Guardando questa dinamica, abbiamo rivolto l’attenzione a questa sorta di braccio di ferro. Mi colpiva molto come fosse facile per D. tornare a porre l’attenzione alla svalutazione e alle mancanze, dando forza al Super-io, ma allo stesso tempo, non potevamo non notare quanto il Super-io fosse motivato nel suo spendersi così tanto: gareggiava con un’altra forza, non vista, una parte delicata che voleva emergere come a voler mettere la testa fuori dall’acqua per finalmente respirare, tendendo la mano verso di noi. Una forza che non era più disposta a farsi da parte, come sempre era accaduto, e che ora era in grado di tenere testa al Super-io con più compattezza.

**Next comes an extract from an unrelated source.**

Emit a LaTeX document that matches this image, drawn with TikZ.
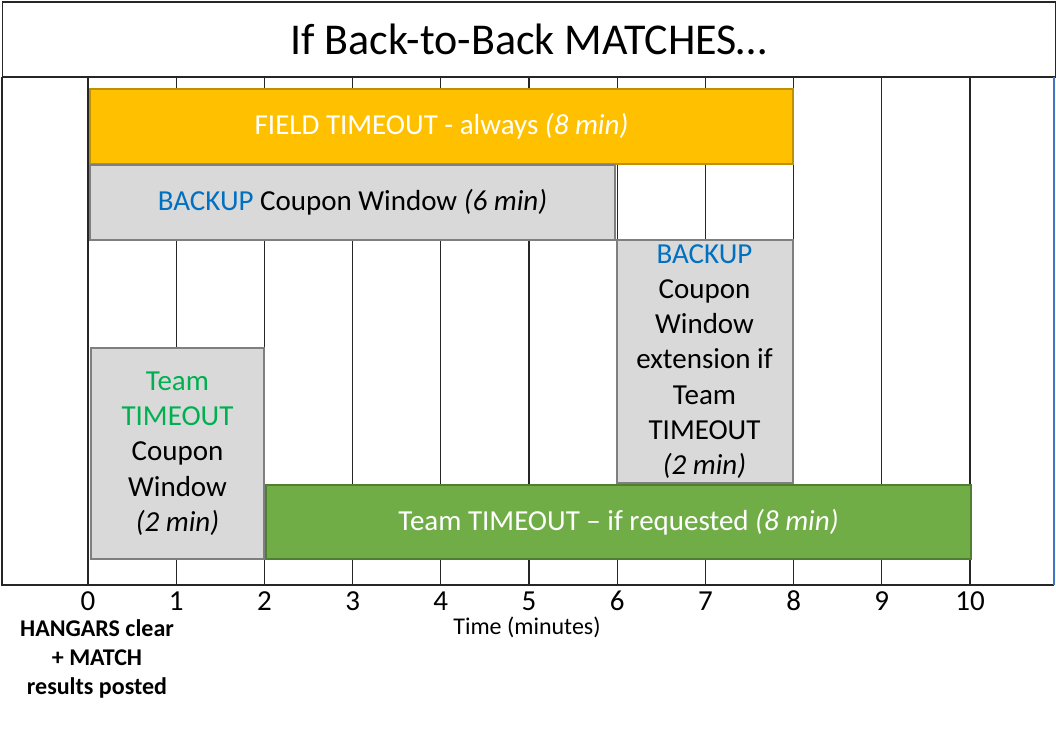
\documentclass[tikz,border=0pt]{standalone}
\usepackage{fontspec}
\setmainfont{Carlito}
\definecolor{gold}{HTML}{FFC000}
\definecolor{goldedge}{HTML}{BF9000}
\definecolor{greyfill}{HTML}{D9D9D9}
\definecolor{greyedge}{HTML}{7F7F7F}
\definecolor{grnfill}{HTML}{70AD47}
\definecolor{grnedge}{HTML}{507E32}
\definecolor{bluetxt}{HTML}{0070C0}
\definecolor{grntxt}{HTML}{00B050}
\definecolor{frameblue}{HTML}{4472C4}
\begin{document}
\begin{tikzpicture}[x=1pt,y=-1pt,
  barbox/.style={draw, line width=2pt, anchor=north west, inner sep=0pt, align=center,
    font=\fontsize{29}{35.2}\selectfont},
  goldbox/.style={barbox, fill=gold, draw=goldedge, text=white},
  greybox/.style={barbox, fill=greyfill, draw=greyedge, text=black},
  greenbox/.style={barbox, fill=grnfill, draw=grnedge, text=white},
  gridline/.style={line width=1.3pt, black!85},
  ticklabel/.style={font=\fontsize{29}{32}\selectfont, anchor=center}
]
\useasboundingbox (0,0) rectangle (1056,730);
\fill[white] (0,0) rectangle (1056,730);
% title
\node[draw=black!85, line width=1.5pt, minimum width=1053pt, minimum height=75pt, anchor=north west, inner sep=0pt,
  font=\fontsize{44}{50}\selectfont] (title) at (1.5,1.5) {If Back-to-Back MATCHES\ldots};
% grid lines
\foreach \i in {0,...,10} {
  \coordinate (t\i) at ({88+88.2*\i},77);
  \coordinate (b\i) at ({88+88.2*\i},585);
  \draw[gridline] (t\i) -- (b\i);
  \node[ticklabel] (n\i) at ({88+88.2*\i},601) {\i};
}
% frame
\coordinate (fl) at (2,77);
\coordinate (fbl) at (2,585);
\coordinate (fbr) at (1054,585);
\coordinate (fr) at (1054,77);
\draw[line width=1.8pt, black!85] (fl) -- (fbl) -- (fbr);
\draw[line width=1.8pt, frameblue] (fr) -- (fbr);
% bars
\node[goldbox, minimum width=703pt, minimum height=75pt] (field) at (89,88)
  {FIELD TIMEOUT - always \textit{(8 min)}};
\node[greybox, minimum width=525pt, minimum height=74pt] (backup) at (89,164.5)
  {\textcolor{bluetxt}{BACKUP} Coupon Window \textit{(6 min)}};
\node[greybox, minimum width=176pt, minimum height=243pt] (ext) at (615.5,239)
  {\textcolor{bluetxt}{BACKUP}\\Coupon\\Window\\extension if\\Team\\TIMEOUT\\\textit{(2 min)}};
\node[greybox, minimum width=173pt, minimum height=211pt] (teamcw) at (90,347)
  {\textcolor{grntxt}{Team}\\\textcolor{grntxt}{TIMEOUT}\\Coupon\\Window\\\textit{(2 min)}};
\node[greenbox, minimum width=705pt, minimum height=74pt] (teamto) at (265,484)
  {Team TIMEOUT -- if requested \textit{(8 min)}};
% axis labels
\node[font=\fontsize{24}{28}\selectfont] (axis) at (527,627) {Time (minutes)};
\node[font=\bfseries\fontsize{24}{29}\selectfont, align=center] (hangars) at (97,659)
  {HANGARS clear\\+ MATCH\\results posted};
\end{tikzpicture}
\end{document}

Facendo notare a D. questo aspetto, sul suo volto comparvero dapprima sorpresa e stupore, poi, successivamente, un’espressione di gioia, come se finalmente qualcuno si fosse accorto della presenza anche di quella parte di lei così desiderosa di esplorare, scoprire e di darsi la possibilità di tentare, ed eventualmente anche sbagliare, pur di essere libera da catene. Come se finalmente lei avesse visto quel gioco a due nel quale una parte di lei sapeva rispondere agli strali del Super-io. Sul suo viso c’era un’espressione mista di incredulità e rivalsa che lasciava trasparire un messaggio chiaro: “caspita è vero, sono forte anche io!”.

Di colpo, fu subito chiaro quanto questo attrito tra istanze interne della psiche fosse servito non solo a provocare dolore e conflitto, ma anche a favorire un incontro di forze e quindi una profonda connessione con una grande risorsa e voglia di vivere.

VIAGGI DI CONNESSIONE: AD LIBITUM… GIOCA LIBERO DI ASCOLTARE.

In questi viaggi di connessione ho voluto attraversare con Te, caro lettore, i mari della relazione, per esplorare nuovi orizzonti e vedere insieme se in qualche modo  l’incontro con l’alterità possa essere non solo fonte di fatica, fallimento, dolore, ma anche l’occasione di uno stress buono, un eustress. Connessione quindi come un incontro che ci permette di incarnarci sempre di più ed essere presenti a noi stessi attraverso l’incontro con l’altro, sia esso un tasto, un ballerino, un corpo o un’istanza della psiche. Se non ci fosse il vento a sospingerci a volte in direzione contraria alla rotta, non avremmo la possibilità di aggiustare le vele, prendere il timone e governare la barca verso la direzione che desideriamo, anche se richiede un quid di energia che noi chiamiamo fatica; non avremmo modo di manifestare la nostra essenza e intervenire, solcando le acque a volte calme e morbide, a volte agitate e dure, delle correnti, riorientandoci, riconfermando ogni volta a noi stessi “sono qui, ci sono”.

Perciò non resta che dirci, buon viaggio!